● **Dataset content**
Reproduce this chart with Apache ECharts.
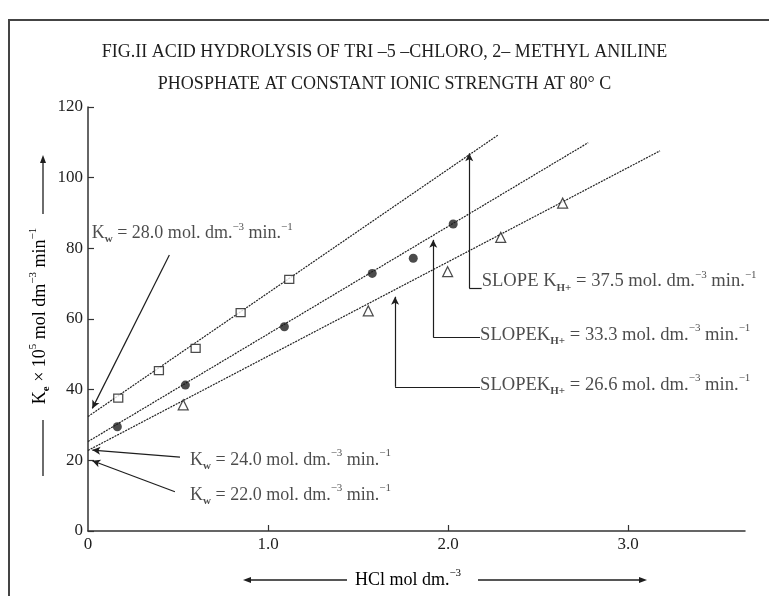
<!DOCTYPE html>
<html><head><meta charset="utf-8">
<script src="https://cdn.jsdelivr.net/npm/echarts@6/dist/echarts.min.js"></script>
<style>html,body{margin:0;padding:0;background:#fff}#c{width:769px;height:596px}</style>
</head><body><div id="c"></div>
<script>
// ---- data ----
const xTickValues = [1, 2, 3];
const xLabelValues = [0, 1, 2, 3];
const xTickLabels = ['0', '1.0', '2.0', '3.0'];
const yTickLabels = ['0', '20', '40', '60', '80', '100', '120'];

const openSquares = [[0.168, 37.6], [0.394, 45.4], [0.598, 51.7], [0.848, 61.8], [1.118, 71.2]];
const filledPoints = [[0.163, 29.5], [0.541, 41.3], [1.091, 57.8], [1.579, 72.9], [1.807, 77.2], [2.029, 86.9]];
const openTriangles = [[0.529, 35.7], [1.557, 62.3], [1.998, 73.4], [2.293, 83.1], [2.637, 92.8]];

const fitLine1 = [[0, 32.4], [2.279, 112.1]];
const fitLine2 = [[0, 25.3], [2.779, 109.9]];
const fitLine3 = [[0, 22.8], [3.178, 107.6]];

const kwValues = ['28.0', '24.0', '22.0'];
const slopeValues = ['37.5', '33.3', '26.6'];

// annotation anchors (data units)
const kwPointerFrom = [[0.452, 78.1], [0.511, 20.9], [0.483, 11.1]];
const kwPointerTip = [[0.024, 34.7], [0.024, 22.9], [0.024, 19.9]];
const kwLabelAt = [[0.021, 84.3], [0.567, 20.1], [0.567, 10.2]];
const slopeTip = [[2.118, 106.9], [1.918, 82.4], [1.706, 66.3]];
const slopeCorner = [[2.118, 68.7], [1.918, 54.8], [1.706, 40.8]];
const slopeLabelAt = [[2.187, 70.7], [2.178, 55.5], [2.178, 41.3]];
const slopePrefix = ['SLOPE K', 'SLOPEK', 'SLOPEK'];

// ---- chart ----
const FONT = 'Liberation Serif';
const INK = '#1e1e1e';
function makeRich(size) {
  return {
    n: { fontFamily: FONT, fontSize: size, color: INK, lineHeight: 24 },
    sub: { fontFamily: FONT, fontSize: 11, fontWeight: 'bold', color: INK, verticalAlign: 'bottom', lineHeight: 13 },
    sup: { fontFamily: FONT, fontSize: 11, color: INK, verticalAlign: 'top', lineHeight: 13 }
  };
}
const rich = makeRich(18);
const richSlope = makeRich(18.6);

const labelData = [];
kwValues.forEach((v, i) => {
  labelData.push({ value: kwLabelAt[i], label: { rich: rich,
    formatter: '{n|K}{sub|w}{n| = ' + v + ' mol. dm.}{sup|−3}{n| min.}{sup|−1}' } });
});
slopeValues.forEach((v, i) => {
  labelData.push({ value: slopeLabelAt[i], label: { rich: richSlope,
    formatter: '{n|' + slopePrefix[i] + '}{sub|H+}{n| = ' + v + ' mol. dm.}{sup|−3}{n| min.}{sup|−1}' } });
});

const markLines = [];
kwPointerFrom.forEach((p, i) => {
  markLines.push([{ coord: p, symbol: 'none' }, { coord: kwPointerTip[i], symbol: 'arrow' }]);
});
slopeTip.forEach((t, i) => {
  markLines.push([{ coord: slopeCorner[i], symbol: 'none' }, { coord: t, symbol: 'arrow' }]);
  markLines.push([{ coord: slopeCorner[i], symbol: 'none' }, { coord: [slopeLabelAt[i][0], slopeCorner[i][1]], symbol: 'none' }]);
});

function fitSeries(d) {
  return { type: 'line', data: d, symbol: 'none', silent: true, z: 2,
    lineStyle: { color: '#222', width: 1.2, type: [2, 1] } };
}

function arrowHead(x, y, dir) {
  let pts;
  if (dir === 'up') pts = [[x, y], [x - 3, y + 8], [x + 3, y + 8]];
  else if (dir === 'left') pts = [[x, y], [x + 8, y - 3], [x + 8, y + 3]];
  else pts = [[x, y], [x - 8, y - 3], [x - 8, y + 3]];
  return { type: 'polygon', shape: { points: pts }, style: { fill: INK } };
}
function seg(x1, y1, x2, y2, w, c) {
  return { type: 'line', shape: { x1, y1, x2, y2 }, style: { stroke: c || INK, lineWidth: w || 1.3 } };
}

const chart = echarts.init(document.getElementById('c'), null, { renderer: 'canvas' });
chart.setOption({
  animation: false,
  backgroundColor: '#fff',
  title: {
    text: 'FIG.II ACID HYDROLYSIS OF TRI –5 –CHLORO, 2– METHYL ANILINE\nPHOSPHATE AT CONSTANT IONIC STRENGTH AT 80° C',
    left: 'center', top: 31,
    textStyle: { fontFamily: FONT, fontSize: 18, fontWeight: 'normal', color: INK, lineHeight: 32 }
  },
  grid: { left: 88, top: 107, width: 657, height: 424, containLabel: false },
  xAxis: {
    type: 'value', min: 0, max: 3.65,
    axisLine: { show: true, lineStyle: { color: '#333', width: 1.5 } },
    axisTick: { show: true, inside: true, length: 6, customValues: xTickValues, lineStyle: { color: '#333', width: 1.2 } },
    axisLabel: { customValues: xLabelValues, margin: 5, fontFamily: FONT, fontSize: 17, color: INK,
      formatter: v => xTickLabels[xLabelValues.indexOf(Math.round(v))] },
    splitLine: { show: false }
  },
  yAxis: {
    type: 'value', min: 0, max: 120, interval: 20,
    axisLine: { show: true, lineStyle: { color: '#333', width: 1.5 } },
    axisTick: { show: true, inside: true, length: 6, lineStyle: { color: '#333', width: 1.2 } },
    axisLabel: { margin: 5, fontFamily: FONT, fontSize: 17, color: INK,
      formatter: v => yTickLabels[Math.round(v / 20)] },
    splitLine: { show: false }
  },
  series: [
    fitSeries(fitLine1), fitSeries(fitLine2), fitSeries(fitLine3),
    { type: 'scatter', data: openSquares, symbol: 'rect', symbolSize: [9, 8], z: 3,
      itemStyle: { color: '#fff', borderColor: INK, borderWidth: 1.2 } },
    { type: 'scatter', data: filledPoints, symbol: 'circle', symbolSize: 9, z: 3,
      itemStyle: { color: INK } },
    { type: 'scatter', data: openTriangles, symbol: 'triangle', symbolSize: 10, z: 3,
      itemStyle: { color: '#fff', borderColor: INK, borderWidth: 1.2 } },
    { type: 'scatter', data: labelData, symbolSize: 0, silent: true, z: 4,
      label: { show: true, position: 'right', distance: 0 },
      markLine: { silent: true, animation: false, symbolSize: [6, 8], data: markLines,
        label: { show: false }, lineStyle: { color: INK, width: 1.2, type: 'solid' } } }
  ],
  graphic: [
    seg(9, 20, 9, 596, 2, '#444'), seg(8, 20, 769, 20, 2, '#444'),
    { type: 'text', x: 40, y: 316, rotation: Math.PI / 2,
      style: { text: '{n|K}{sub|e}{n| × 10}{sup|5}{n| mol dm}{sup|−3}{n| min}{sup|−1}', rich: rich, align: 'center', verticalAlign: 'middle' } },
    seg(43, 214, 43, 162), arrowHead(43, 155, 'up'), seg(43, 420, 43, 476),
    { type: 'text', x: 408, y: 580,
      style: { text: '{n|HCl mol dm.}{sup|−3}', rich: rich, align: 'center', verticalAlign: 'middle' } },
    seg(347, 580, 250, 580), arrowHead(243, 580, 'left'), seg(478, 580, 640, 580), arrowHead(647, 580, 'right')
  ]
});
</script>
</body></html>
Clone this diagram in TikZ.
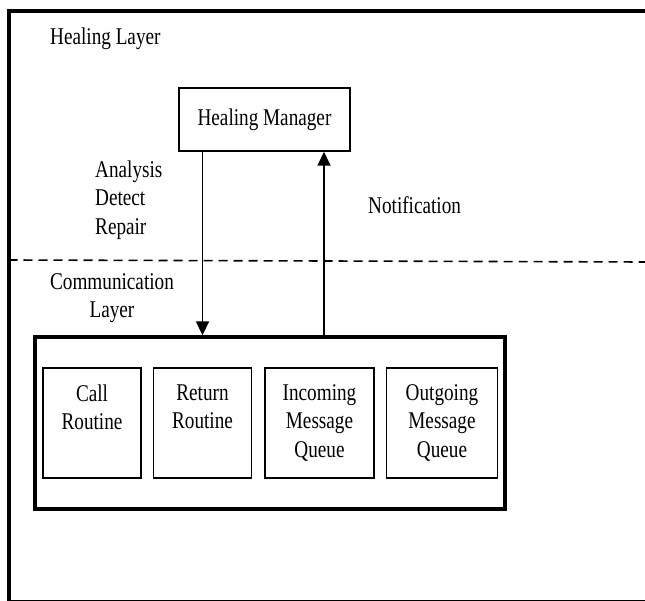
\documentclass[tikz,border=0pt]{standalone}
\usepackage{fontspec}
\setmainfont{Liberation Serif}[FakeStretch=0.8]
\usetikzlibrary{positioning, arrows.meta}

\begin{document}
\begin{tikzpicture}[
        x=1pt, y=-1pt,
        font=\fontsize{24}{28.5}\selectfont,
        lbl/.style={inner sep=0pt, align=center},
        mgr/.style={
            rectangle, draw=black, line width=1.5pt,
            minimum width=171pt, minimum height=63pt, inner sep=0pt
        },
        layerbox/.style={
            rectangle, draw=black, line width=3.4pt,
            minimum width=470pt, minimum height=172pt, inner sep=0pt
        },
        inbox/.style={
            rectangle, draw=black, line width=1.5pt,
            minimum width=98pt, minimum height=110pt, inner sep=0pt
        },
        frame/.style={draw=black, line width=4pt},
        sep/.style={draw=black, line width=1.6pt, dash pattern=on 9pt off 6pt},
        arr/.style={draw=black, line width=1.8pt, -{Triangle[length=14pt, width=13pt]}}
    ]

    \useasboundingbox (0,0) rectangle (645,601);

    % OUTER FRAME
    \draw[frame] (8.5,603) -- (8.5,11) -- (647,11);
    \draw[draw=black, line width=1pt] (8.5,600) -- (645,600);

    % HEALING LAYER
    \node[lbl, anchor=west] (hl) at (50,39) {Healing Layer};
    \node[mgr] (hm) at (264.5,119.5) {Healing Manager};
    \node[lbl, anchor=west, align=left] (adr) at (95,200) {Analysis\\Detect\\Repair};
    \node[lbl, anchor=west] (note) at (368,205) {Notification};

    % LAYER BORDER
    \coordinate (sepl) at (8.5,260);
    \coordinate (sepr) at (645,262);
    \draw[sep] (sepl) -- (sepr);

    % COMMUNICATION LAYER
    \node[lbl] (cl) at (112,298) {Communication\\Layer};
    \node[layerbox] (comm) at (270,423) {};

    \node[inbox, label={[lbl, anchor=north, yshift=-17pt]north:Call\\Routine}] (call) at (92,423) {};
    \node[inbox, right=11pt of call, label={[lbl, anchor=north, yshift=-17pt]north:Return\\Routine}] (ret) {};
    \node[inbox, minimum width=109pt, right=12pt of ret, label={[lbl, anchor=north, yshift=-17pt]north:Incoming\\Message\\Queue}] (inc) {};
    \node[inbox, minimum width=111pt, right=11pt of inc, label={[lbl, anchor=north, yshift=-17pt]north:Outgoing\\Message\\Queue}] (out) {};

    % CONNECTORS
    \draw[arr] (ret.north |- hm.south) -- (ret.north |- comm.north);
    \draw[arr] ([xshift=4.5pt]inc.north |- comm.north) -- ([xshift=4.5pt]inc.north |- hm.south);

\end{tikzpicture}
\end{document}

● **Aim**
Reproduce exactly the run of lines that opens the listing and closes with the line holding "const richSlope = makeRich(18.6);". Pictures are excluded.

● **Task output**
Reproduce this chart with Apache ECharts.
<!DOCTYPE html>
<html><head><meta charset="utf-8">
<script src="https://cdn.jsdelivr.net/npm/echarts@6/dist/echarts.min.js"></script>
<style>html,body{margin:0;padding:0;background:#fff}#c{width:769px;height:596px}</style>
</head><body><div id="c"></div>
<script>
// ---- data ----
const xTickValues = [1, 2, 3];
const xLabelValues = [0, 1, 2, 3];
const xTickLabels = ['0', '1.0', '2.0', '3.0'];
const yTickLabels = ['0', '20', '40', '60', '80', '100', '120'];

const openSquares = [[0.168, 37.6], [0.394, 45.4], [0.598, 51.7], [0.848, 61.8], [1.118, 71.2]];
const filledPoints = [[0.163, 29.5], [0.541, 41.3], [1.091, 57.8], [1.579, 72.9], [1.807, 77.2], [2.029, 86.9]];
const openTriangles = [[0.529, 35.7], [1.557, 62.3], [1.998, 73.4], [2.293, 83.1], [2.637, 92.8]];

const fitLine1 = [[0, 32.4], [2.279, 112.1]];
const fitLine2 = [[0, 25.3], [2.779, 109.9]];
const fitLine3 = [[0, 22.8], [3.178, 107.6]];

const kwValues = ['28.0', '24.0', '22.0'];
const slopeValues = ['37.5', '33.3', '26.6'];

// annotation anchors (data units)
const kwPointerFrom = [[0.452, 78.1], [0.511, 20.9], [0.483, 11.1]];
const kwPointerTip = [[0.024, 34.7], [0.024, 22.9], [0.024, 19.9]];
const kwLabelAt = [[0.021, 84.3], [0.567, 20.1], [0.567, 10.2]];
const slopeTip = [[2.118, 106.9], [1.918, 82.4], [1.706, 66.3]];
const slopeCorner = [[2.118, 68.7], [1.918, 54.8], [1.706, 40.8]];
const slopeLabelAt = [[2.187, 70.7], [2.178, 55.5], [2.178, 41.3]];
const slopePrefix = ['SLOPE K', 'SLOPEK', 'SLOPEK'];

// ---- chart ----
const FONT = 'Liberation Serif';
const INK = '#1e1e1e';
function makeRich(size) {
  return {
    n: { fontFamily: FONT, fontSize: size, color: INK, lineHeight: 24 },
    sub: { fontFamily: FONT, fontSize: 11, fontWeight: 'bold', color: INK, verticalAlign: 'bottom', lineHeight: 13 },
    sup: { fontFamily: FONT, fontSize: 11, color: INK, verticalAlign: 'top', lineHeight: 13 }
  };
}
const rich = makeRich(18);
const richSlope = makeRich(18.6);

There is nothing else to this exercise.